Social emotional learning (SEL) and character development go hand in hand. Values and identity, empathy and perspective-taking, self-control and social awareness are all areas of children’s development that underpin strong character. As such, SEL programs are increasingly used in American schools to promote positive character outcomes for children and youth.
However, current character and SEL-related research and practice are largely based on dominant cultural norms and are embedded in educational systems that often reinforce the inequalities of our broader society. This can cause researchers and educators to overlook diverse ideas and practices, and at times, unintentionally cause harm to students and families, especially those from communities of color and other marginalized groups.
To address these challenges, our project will create a process and set of supports for local communities to investigate and identify culturally sustaining and equitable practices for SEL and character development. Using participatory methods and inquiry-driven approaches, we will engage youth, families, and educators in communities of practice that explore diverse conceptualizations of SEL and character education; and identify how existing SEL and character programs and practices either help or cause harm to children and youth.

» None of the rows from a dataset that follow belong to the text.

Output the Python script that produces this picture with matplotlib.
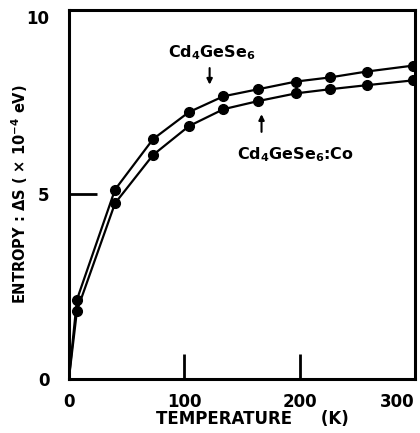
import numpy as np
import matplotlib
matplotlib.use("Agg")
import matplotlib.pyplot as plt

plt.rcParams['font.family'] = ['DejaVu Sans']
plt.rcParams['font.weight'] = 'bold'
plt.rcParams['mathtext.fontset'] = 'custom'
plt.rcParams['mathtext.rm'] = 'DejaVu Sans:bold'
plt.rcParams['mathtext.bf'] = 'DejaVu Sans:bold'
plt.rcParams['mathtext.default'] = 'bf'

# temperature (K) and entropy (x10^-4 eV)
temp = [0, 7, 40, 73, 104, 134, 164, 197, 226, 258, 298]
s_pure = [0, 2.15, 5.13, 6.5, 7.23, 7.66, 7.85, 8.06, 8.17, 8.33, 8.49]
s_co = [0, 1.85, 4.76, 6.07, 6.85, 7.31, 7.53, 7.74, 7.85, 7.96, 8.09]

xticks = [0, 100, 200, 300]
yticks = [0, 5, 10]
xmarks = [100, 200]   # inner tick marks
ymarks = [5]

fig = plt.figure(figsize=(4.2, 4.33), dpi=100)
ax = fig.add_axes([0.164, 0.125, 0.824, 0.852])

for s in (s_pure, s_co):
    ax.plot(temp, s, color='black', lw=1.6, zorder=2)
    ax.plot(temp[1:], s[1:], 'o', color='black', ms=7, zorder=3)

ax.set_xlim(0, 300)
ax.set_ylim(0, 10)
ax.set_xticks(xticks)
ax.set_yticks(yticks)
ax.xaxis.remove_overlapping_locs = False
ax.yaxis.remove_overlapping_locs = False
ax.set_xticks(xmarks, minor=True)
ax.set_yticks(ymarks, minor=True)
ax.tick_params(axis='both', which='major', length=0, labelsize=12)
ax.tick_params(axis='x', which='major', pad=10)
ax.tick_params(axis='y', which='major', pad=14)
ax.tick_params(axis='x', which='minor', bottom=True, top=False, direction='in',
               length=18, width=2, color='black')
ax.tick_params(axis='y', which='minor', left=True, right=False, direction='in',
               length=20, width=2, color='black')
ax.get_xticklabels()[-1].set_horizontalalignment('right')
ax.get_yticklabels()[-1].set_verticalalignment('top')
for sp in ax.spines.values():
    sp.set_linewidth(2.2)

ax.set_xlabel('TEMPERATURE     (K)', fontsize=12, fontweight='bold')
ax.xaxis.set_label_coords(0.529, -0.085)
ax.set_ylabel(r'ENTROPY : $\Delta$S ( $\times$ 10$^{-4}$ eV)', fontsize=10.5,
              fontweight='bold')
ax.yaxis.set_label_coords(-0.112, 0.5)

ax.text(124, 8.84, r'Cd$_4$GeSe$_6$', fontsize=11.5, ha='center', va='center')
ax.annotate('', xy=(122, 7.9), xytext=(122, 8.5),
            arrowprops=dict(arrowstyle='-|>', color='black', lw=1.5, mutation_scale=8))
ax.text(196, 6.08, r'Cd$_4$GeSe$_6$:Co', fontsize=11.5, ha='center', va='center')
ax.annotate('', xy=(167, 7.25), xytext=(167, 6.62),
            arrowprops=dict(arrowstyle='-|>', color='black', lw=1.5, mutation_scale=8))

fig.savefig('out.png', dpi=100)
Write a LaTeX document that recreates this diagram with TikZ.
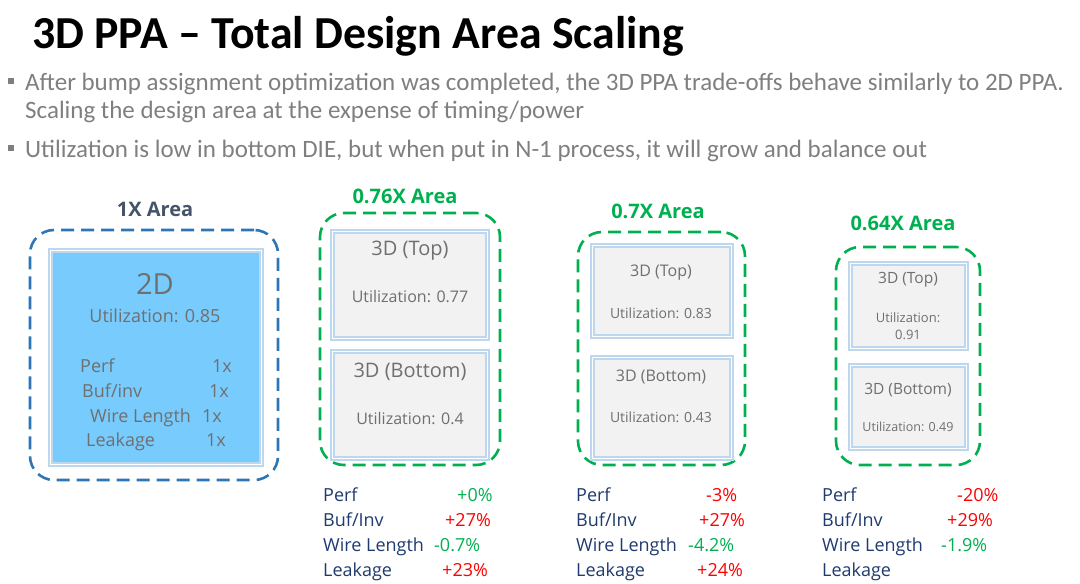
\documentclass[tikz,border=0pt]{standalone}
\usepackage{fontspec}
\setmainfont{Open Sans}
\newfontfamily\calfont{Carlito}
\usetikzlibrary{positioning}
\definecolor{areablue}{HTML}{2E75B6}
\definecolor{areagreen}{HTML}{00B050}
\definecolor{labelgray}{HTML}{44546A}
\definecolor{twodblue}{HTML}{78CBFD}
\definecolor{diegray}{HTML}{F2F2F2}
\definecolor{dieedge}{HTML}{BDD7EE}
\definecolor{dietext}{HTML}{6F6F6F}
\definecolor{bulletgray}{HTML}{7F7F7F}
\definecolor{statnavy}{HTML}{1F3A6E}
\definecolor{worse}{HTML}{FF0000}
\definecolor{better}{HTML}{00B050}
\newcommand{\fsz}[1]{\fontsize{#1}{#1}\selectfont}
\tikzstyle{area}     = [rectangle, line width=2.6pt, dash pattern=on 13pt off 7pt,
                        rounded corners=24pt, inner sep=0pt]
\tikzstyle{die}      = [rectangle, draw=dieedge, line width=2.2pt, fill=diegray,
                        inner sep=0pt, double=white, double distance=0.6pt]
\tikzstyle{areaname} = [font=\fsz{20}\bfseries]
\tikzstyle{dietxt}   = [text=dietext]
\tikzstyle{stat}     = [anchor=base west, text=statnavy, font=\fsz{18}, inner sep=0pt]
\tikzstyle{val}      = [anchor=base west, font=\fsz{18}, inner sep=0pt]
\tikzstyle{bullet}   = [rectangle, fill=bulletgray, minimum size=6pt, inner sep=0pt]
\tikzstyle{btext}    = [anchor=base west, text=bulletgray, font=\calfont\fsz{25}, inner sep=0pt]

\begin{document}
\begin{tikzpicture}[x=1pt, y=-1pt]
  \useasboundingbox (0,0) rectangle (1080,584);

  %% Title and bullets
  \node[anchor=base west, inner sep=0pt, font=\calfont\fsz{45.8}\bfseries] (title)
        at (32,48) {3D PPA – Total Design Area Scaling};
  \node[bullet] (b1) at (11,81) {};
  \node[btext] (b1a) at (25,90)
        {After bump assignment optimization was completed, the 3D PPA trade-offs behave similarly to 2D PPA.};
  \node[btext] (b1b) at (25,118) {Scaling the design area at the expense of timing/power};
  \node[bullet] (b2) at (11,148) {};
  \node[btext] (b2a) at (25,157)
        {Utilization is low in bottom DIE, but when put in N-1 process, it will grow and balance out};

  %% 1X area (2D)
  \node[area, draw=areablue, minimum width=248pt, minimum height=250pt] (a1) at (154,355) {};
  \node[areaname, text=labelgray] (a1name) at (155,209) {1X Area};
  \node[die, fill=twodblue, minimum width=211pt, minimum height=214pt] (twod) at (155.5,357) {};
  \node[dietxt, font=\fsz{29}] (twodname) at (155,284) {2D};
  \node[dietxt, font=\fsz{18}] (twodutil) at (155,316) {Utilization: 0.85};
  \foreach \lab/\lx/\vx/\ly in {Perf/80/212/372, Buf\slash inv/82/209/397,
                               Wire Length/90/202/422, Leakage/86/206/446}{
    \node[dietxt, font=\fsz{18}, anchor=base west, inner sep=0pt] at (\lx,\ly) {\lab};
    \node[dietxt, font=\fsz{18}, anchor=base west, inner sep=0pt] at (\vx,\ly) {1x};
  }

  %% 0.76X area
  \node[area, draw=areagreen, minimum width=180pt, minimum height=252pt] (a2) at (410,339) {};
  \node[areaname, text=areagreen] (a2name) at (405,196) {0.76X Area};
  \node[die, minimum width=155pt, minimum height=107pt] (top2) at (409.5,284.5) {};
  \node[die, minimum width=155pt, minimum height=107pt] (bot2) at (409.5,404.5) {};
  \node[dietxt, font=\fsz{20}] (top2name) at (410,251) {3D (Top)};
  \node[dietxt, font=\fsz{16}] (top2util) at (410,297) {Utilization: 0.77};
  \node[dietxt, font=\fsz{20}] (bot2name) at (410,372) {3D (Bottom)};
  \node[dietxt, font=\fsz{16}] (bot2util) at (410,419) {Utilization: 0.4};

  %% 0.7X area
  \node[area, draw=areagreen, minimum width=167pt, minimum height=233pt] (a3) at (661.5,348.5) {};
  \node[areaname, text=areagreen] (a3name) at (658,211) {0.7X Area};
  \node[die, minimum width=139pt, minimum height=91pt] (top3) at (661.5,290.5) {};
  \node[die, minimum width=139pt, minimum height=101pt] (bot3) at (661.5,407.5) {};
  \node[dietxt, font=\fsz{16}] (top3name) at (661,273) {3D (Top)};
  \node[dietxt, font=\fsz{14}] (top3util) at (661,313) {Utilization: 0.83};
  \node[dietxt, font=\fsz{16}] (bot3name) at (661,377) {3D (Bottom)};
  \node[dietxt, font=\fsz{14}] (bot3util) at (661,417) {Utilization: 0.43};

  %% 0.64X area
  \node[area, draw=areagreen, minimum width=144pt, minimum height=218pt] (a4) at (908,356) {};
  \node[areaname, text=areagreen] (a4name) at (903,223) {0.64X Area};
  \node[die, minimum width=116pt, minimum height=85pt] (top4) at (908,305.5) {};
  \node[die, minimum width=116pt, minimum height=83pt] (bot4) at (908,406.5) {};
  \node[dietxt, font=\fsz{15.5}] (top4name) at (908,280) {3D (Top)};
  \node[dietxt, font=\fsz{13}, align=center] (top4util) at (908,326)
        {Utilization:\\[4pt]0.91};
  \node[dietxt, font=\fsz{15.5}] (bot4name) at (908,390) {3D (Bottom)};
  \node[dietxt, font=\fsz{12.5}] (bot4util) at (908,427) {Utilization: 0.49};

  %% PPA deltas
  \foreach \cx/\col in {323/c1, 576/c2, 822/c3}{
    \node[stat] (\col perf) at (\cx,501) {Perf};
    \node[stat] (\col buf) at (\cx,526) {Buf/Inv};
    \node[stat] (\col wire) at (\cx,551) {Wire Length};
    \node[stat] (\col leak) at (\cx,576) {Leakage};
  }
  \node[val, text=better] (c1v1) at (457,501) {+0\%};
  \node[val, text=worse]  (c1v2) at (445,526) {+27\%};
  \node[val, text=better] (c1v3) at (434,551) {-0.7\%};
  \node[val, text=worse]  (c1v4) at (442,576) {+23\%};
  \node[val, text=worse]  (c2v1) at (706,501) {-3\%};
  \node[val, text=worse]  (c2v2) at (699,526) {+27\%};
  \node[val, text=better] (c2v3) at (688,551) {-4.2\%};
  \node[val, text=worse]  (c2v4) at (697,576) {+24\%};
  \node[val, text=worse]  (c3v1) at (957,501) {-20\%};
  \node[val, text=worse]  (c3v2) at (947,526) {+29\%};
  \node[val, text=better] (c3v3) at (941,551) {-1.9\%};

\end{tikzpicture}
\end{document}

Our project includes two main activities: (1) building communities of practice organized around schools and community-based organizations across New York City, and (2) designing a series of leadership academies focused on policy-level and systemic change. The ultimate goals are to generate new knowledge, transform existing practices, and build local capacity within communities to implement new modes of SEL and character education that are culturally affirming and promote positive development and wellbeing for all children and youth.